Miranda Smith, Burke County public health educator, briefed commissioners Nov. 17 on the completed 2025 Community Health Assessment (CHA), a three‑year cycle report that uses primary survey data and secondary sources to set local health priorities.
Smith said the county collected primary data from April–June 2024, with 492 resident survey responses (one of the larger samples among Western North Carolina counties). The CHA identified three top priorities: affordable housing and homelessness (2025 point‑in‑time count: 258 individuals; 73 students lacked stable housing; 33.7% of survey respondents said they worry about paying rent or mortgage), substance‑use disorder (55.2% reported personal negative impacts; adult drinking rates up to 46.2%) and mental health (average 5.5 poor mental‑health days reported, above state and national averages reported in the presentation).
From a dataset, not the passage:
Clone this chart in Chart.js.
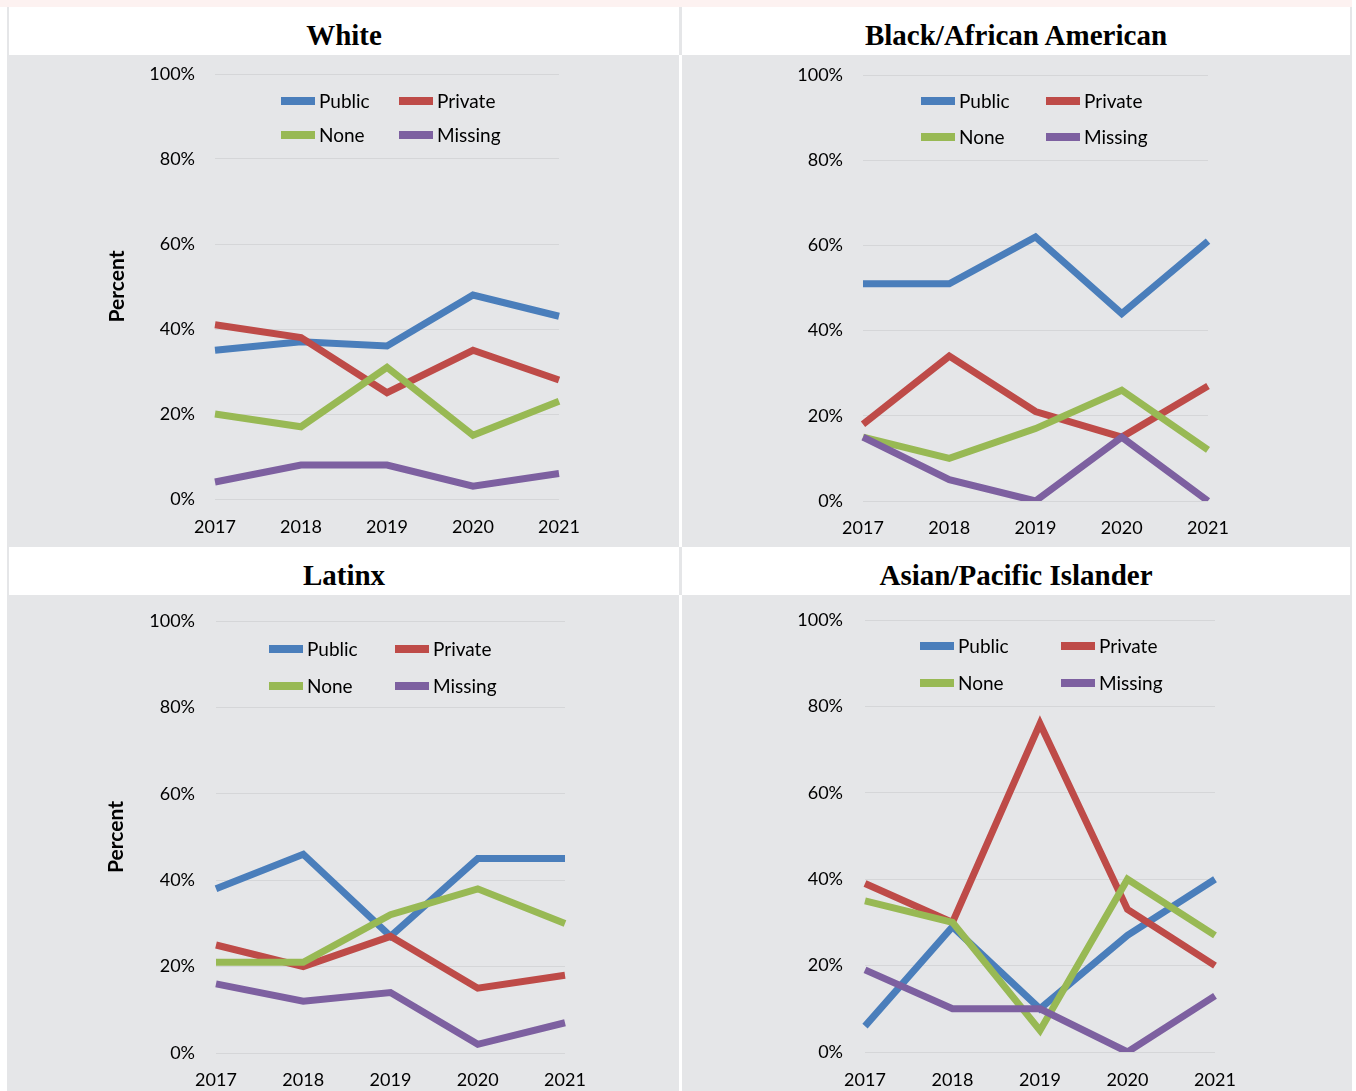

Smith described planned next steps: a 2026 Community Health Improvement Plan (CHIP) that will inventory existing programs, identify gaps and prioritize interventions; and a 2027 State of County Health report to update the CHIP with progress metrics and environmental/contextual changes. Smith encouraged stakeholders to review the full CHA when published for grant applications and program planning.
Commissioners accepted the report as presented. Smith noted targeted outreach used focus groups to capture underrepresented perspectives (cultural diversity, homelessness, faith‑based groups). No legislative action was requested at the meeting.